→ TASK STATEMENT: Retype only what runs from the first line of the listing to the line holding "ax = fig.add_axes([0.158, 0.119, 0.799, 0.733])", both included. Do not retype the pictures.

Charts and diagrams as code:
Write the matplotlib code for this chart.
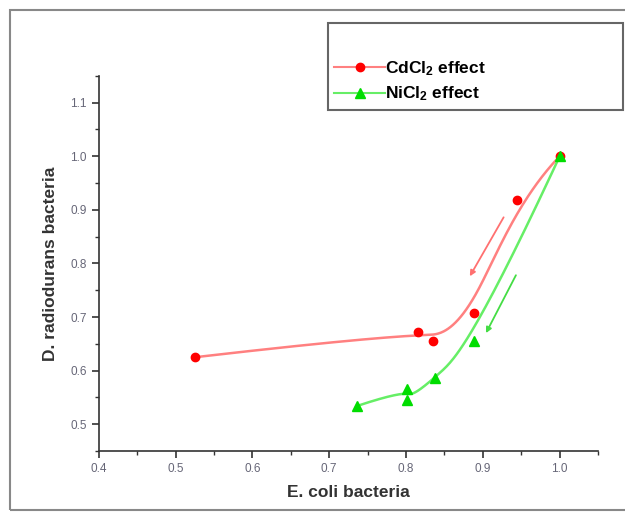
import numpy as np
import matplotlib
matplotlib.use("Agg")
import matplotlib.pyplot as plt
from matplotlib.patches import Rectangle
from matplotlib.ticker import MultipleLocator

plt.rcParams['font.family'] = ['Liberation Sans', 'DejaVu Sans']
plt.rcParams['mathtext.default'] = 'regular'

# data (E. coli vs D. radiodurans)
cd_x = [0.525, 0.815, 0.835, 0.889, 0.945, 1.0]
cd_y = [0.625, 0.673, 0.655, 0.707, 0.918, 1.0]
ni_x = [0.736, 0.801, 0.801, 0.838, 0.888, 1.0]
ni_y = [0.534, 0.565, 0.545, 0.586, 0.655, 1.0]

# trend arrows (start, end)
cd_arrow = [(0.927, 0.886), (0.883, 0.776)]
ni_arrow = [(0.943, 0.778), (0.904, 0.670)]


def bspline(x, y, k=3, n=200):
    # clamped B-spline using the points as control points
    pts = np.column_stack([x, y])
    m = len(pts)
    k = min(k, m - 1)
    knots = np.concatenate([np.zeros(k), np.linspace(0, 1, m - k + 1), np.ones(k)])
    t = np.linspace(0, 1, n)
    t[-1] = 1 - 1e-9
    out = []
    for tt in t:
        N = np.array([1.0 if knots[i] <= tt < knots[i + 1] else 0.0
                      for i in range(len(knots) - 1)])
        for d in range(1, k + 1):
            Nn = np.zeros(len(knots) - 1 - d)
            for i in range(len(Nn)):
                a = 0.0
                if knots[i + d] != knots[i]:
                    a = (tt - knots[i]) / (knots[i + d] - knots[i]) * N[i]
                b = 0.0
                if knots[i + d + 1] != knots[i + 1]:
                    b = (knots[i + d + 1] - tt) / (knots[i + d + 1] - knots[i + 1]) * N[i + 1]
                Nn[i] = a + b
            N = Nn
        out.append(N @ pts)
    out = np.array(out)
    return out[:, 0], out[:, 1]


fig = plt.figure(figsize=(6.25, 5.12), dpi=100)
ax = fig.add_axes([0.158, 0.119, 0.799, 0.733])

# outer frame
fig.patches.append(Rectangle((0.016, 0.004), 1.2, 0.976, transform=fig.transFigure,
                             fill=False, edgecolor='#888888', lw=1.5))

sx, sy = bspline(cd_x, cd_y)
ax.plot(sx, sy, color='#ff8080', lw=1.8, zorder=2)
ax.plot(cd_x, cd_y, 'o', color='#ff0000', ms=6, zorder=3)
sx, sy = bspline(ni_x, ni_y)
ax.plot(sx, sy, color='#66ee66', lw=1.8, zorder=2)
ax.plot(ni_x, ni_y, '^', color='#00dd00', ms=7, zorder=3)

ax.annotate('', xy=cd_arrow[1], xytext=cd_arrow[0],
            arrowprops=dict(arrowstyle='-|>', color='#ff7070', lw=1.3,
                            mutation_scale=8, shrinkA=0, shrinkB=0))
ax.annotate('', xy=ni_arrow[1], xytext=ni_arrow[0],
            arrowprops=dict(arrowstyle='-|>', color='#44dd44', lw=1.3,
                            mutation_scale=8, shrinkA=0, shrinkB=0))

ax.set_xlim(0.4, 1.05)
ax.set_ylim(0.45, 1.15)
ax.xaxis.set_minor_locator(MultipleLocator(0.05))
ax.yaxis.set_minor_locator(MultipleLocator(0.05))
ax.set_xticks([0.4, 0.5, 0.6, 0.7, 0.8, 0.9, 1.0])
ax.set_xticklabels(['0.4', '0.5', '0.6', '0.7', '0.8', '0.9', '1.0'])
ax.set_yticks([0.5, 0.6, 0.7, 0.8, 0.9, 1.0, 1.1])
ax.set_yticklabels(['0.5', '0.6', '0.7', '0.8', '0.9', '1.0', '1.1'])
ax.spines['top'].set_visible(False)
ax.spines['right'].set_visible(False)
for s in ('left', 'bottom'):
    ax.spines[s].set_color('#333333')
    ax.spines[s].set_linewidth(1.2)
ax.tick_params(which='major', length=5, width=1.2, color='#333333',
               labelsize=8.5, labelcolor='#666677')
ax.tick_params(which='minor', length=3, width=1.0, color='#333333')

ax.set_xlabel('E. coli bacteria', fontsize=12.5, fontweight='bold',
              color='#333333', labelpad=7)
ax.set_ylabel('D. radiodurans bacteria', fontsize=12.5, fontweight='bold',
              color='#333333', labelpad=9)

# legend box
fig.patches.append(Rectangle((0.525, 0.785), 0.472, 0.17, transform=fig.transFigure,
                             fill=False, edgecolor='#666666', lw=1.5))
h1, = ax.plot([], [], '-o', color='#ff8080', mfc='#ff0000', mec='#ff0000', ms=6)
h2, = ax.plot([], [], '-^', color='#66ee66', mfc='#00dd00', mec='#00dd00', ms=7)
fig.legend([h1, h2], ['CdCl$_2$ effect', 'NiCl$_2$ effect'],
           loc='upper left', bbox_to_anchor=(0.51, 0.915), frameon=False,
           prop={'size': 12.5, 'weight': 'bold'}, handlelength=2.9,
           handletextpad=0.0, labelspacing=0.4)

fig.savefig('out.png', dpi=100)
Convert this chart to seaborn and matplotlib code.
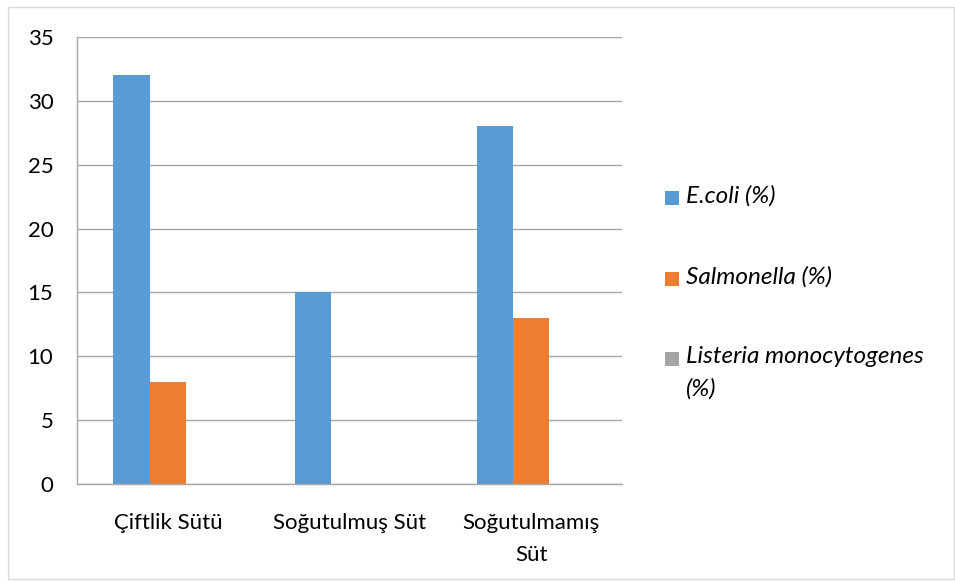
import matplotlib
matplotlib.use("Agg")
import matplotlib.pyplot as plt
from matplotlib.patches import Rectangle
import seaborn as sns
import pandas as pd

categories = ["Çiftlik Sütü", "Soğutulmuş Süt", "Soğutulmamış\nSüt"]
series_names = ["E.coli (%)", "Salmonella (%)", "Listeria monocytogenes\n(%)"]
ecoli = [32, 15, 28]
salmonella = [8, 0, 13]
listeria = [0, 0, 0]
y_ticks = [0, 5, 10, 15, 20, 25, 30, 35]
colors = ["#5B9BD5", "#ED7D31", "#A5A5A5"]

rows = []
for name, vals in zip(series_names, [ecoli, salmonella, listeria]):
    for cat, v in zip(categories, vals):
        rows.append({"Kategori": cat, "Seri": name, "Değer": v})
df = pd.DataFrame(rows)

sns.set_theme(style="white")
plt.rcParams["font.family"] = ["Lato", "DejaVu Sans"]

FS = 16
FS_LEG = 17.5
fig = plt.figure(figsize=(9.55, 5.83), dpi=100)
W, H = 955, 583
ax = fig.add_axes([77 / W, 1 - 484 / H, (622 - 77) / W, (484 - 37) / H])

sns.barplot(data=df, x="Kategori", y="Değer", hue="Seri", order=categories,
            hue_order=series_names, palette=colors, width=0.6, saturation=1,
            edgecolor="none", linewidth=0, legend=False, ax=ax)

grid_c = "#A6A6A6"
ax.set_ylim(0, 35)
ax.set_xlim(-0.5, 2.5)
ax.set_yticks(y_ticks)
ax.set_yticklabels([str(t) for t in y_ticks], fontsize=FS, color="#000000")
ax.yaxis.grid(True, color=grid_c, linewidth=1)
ax.set_axisbelow(True)
ax.set_xticks([0, 1, 2])
ax.set_xticklabels(categories, fontsize=FS, color="#000000", linespacing=1.75)
ax.set_xticks([-0.5, 0.5, 1.5, 2.5], minor=True)
ax.tick_params(axis="x", which="major", length=0, pad=21)
ax.tick_params(axis="x", which="minor", length=8, width=1, color=grid_c, direction="out")
ax.tick_params(axis="y", length=8, width=1, color=grid_c, direction="out", pad=9)
ax.set_xlabel("")
ax.set_ylabel("")
for side in ["top", "right"]:
    ax.spines[side].set_visible(False)
for side in ["left", "bottom"]:
    ax.spines[side].set_color(grid_c)
    ax.spines[side].set_linewidth(1)

# legend on the right, square markers with italic labels
legend_rows = [(191, series_names[0]), (272, series_names[1]), (352, series_names[2])]
for (top, label), col in zip(legend_rows, colors):
    fig.patches.append(Rectangle((665 / W, 1 - (top + 14) / H), 14 / W, 14 / H,
                                 transform=fig.transFigure, facecolor=col,
                                 edgecolor="none"))
    fig.text(686 / W, 1 - (top - 6) / H, label, fontsize=FS_LEG, style="italic",
             va="top", ha="left", color="#000000", linespacing=1.65)

# chart frame
fig.patches.append(Rectangle((8 / W, 1 - 579 / H), (954 - 8) / W, (579 - 7) / H,
                             transform=fig.transFigure, facecolor="none",
                             edgecolor="#D9D9D9", linewidth=1))

fig.savefig("out.png", dpi=100, facecolor="white")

→ RESPONSE TO THIS TASK:
Write the matplotlib code for this chart.
import numpy as np
import matplotlib
matplotlib.use("Agg")
import matplotlib.pyplot as plt
from matplotlib.patches import Rectangle
from matplotlib.ticker import MultipleLocator

plt.rcParams['font.family'] = ['Liberation Sans', 'DejaVu Sans']
plt.rcParams['mathtext.default'] = 'regular'

# data (E. coli vs D. radiodurans)
cd_x = [0.525, 0.815, 0.835, 0.889, 0.945, 1.0]
cd_y = [0.625, 0.673, 0.655, 0.707, 0.918, 1.0]
ni_x = [0.736, 0.801, 0.801, 0.838, 0.888, 1.0]
ni_y = [0.534, 0.565, 0.545, 0.586, 0.655, 1.0]

# trend arrows (start, end)
cd_arrow = [(0.927, 0.886), (0.883, 0.776)]
ni_arrow = [(0.943, 0.778), (0.904, 0.670)]


def bspline(x, y, k=3, n=200):
    # clamped B-spline using the points as control points
    pts = np.column_stack([x, y])
    m = len(pts)
    k = min(k, m - 1)
    knots = np.concatenate([np.zeros(k), np.linspace(0, 1, m - k + 1), np.ones(k)])
    t = np.linspace(0, 1, n)
    t[-1] = 1 - 1e-9
    out = []
    for tt in t:
        N = np.array([1.0 if knots[i] <= tt < knots[i + 1] else 0.0
                      for i in range(len(knots) - 1)])
        for d in range(1, k + 1):
            Nn = np.zeros(len(knots) - 1 - d)
            for i in range(len(Nn)):
                a = 0.0
                if knots[i + d] != knots[i]:
                    a = (tt - knots[i]) / (knots[i + d] - knots[i]) * N[i]
                b = 0.0
                if knots[i + d + 1] != knots[i + 1]:
                    b = (knots[i + d + 1] - tt) / (knots[i + d + 1] - knots[i + 1]) * N[i + 1]
                Nn[i] = a + b
            N = Nn
        out.append(N @ pts)
    out = np.array(out)
    return out[:, 0], out[:, 1]


fig = plt.figure(figsize=(6.25, 5.12), dpi=100)
ax = fig.add_axes([0.158, 0.119, 0.799, 0.733])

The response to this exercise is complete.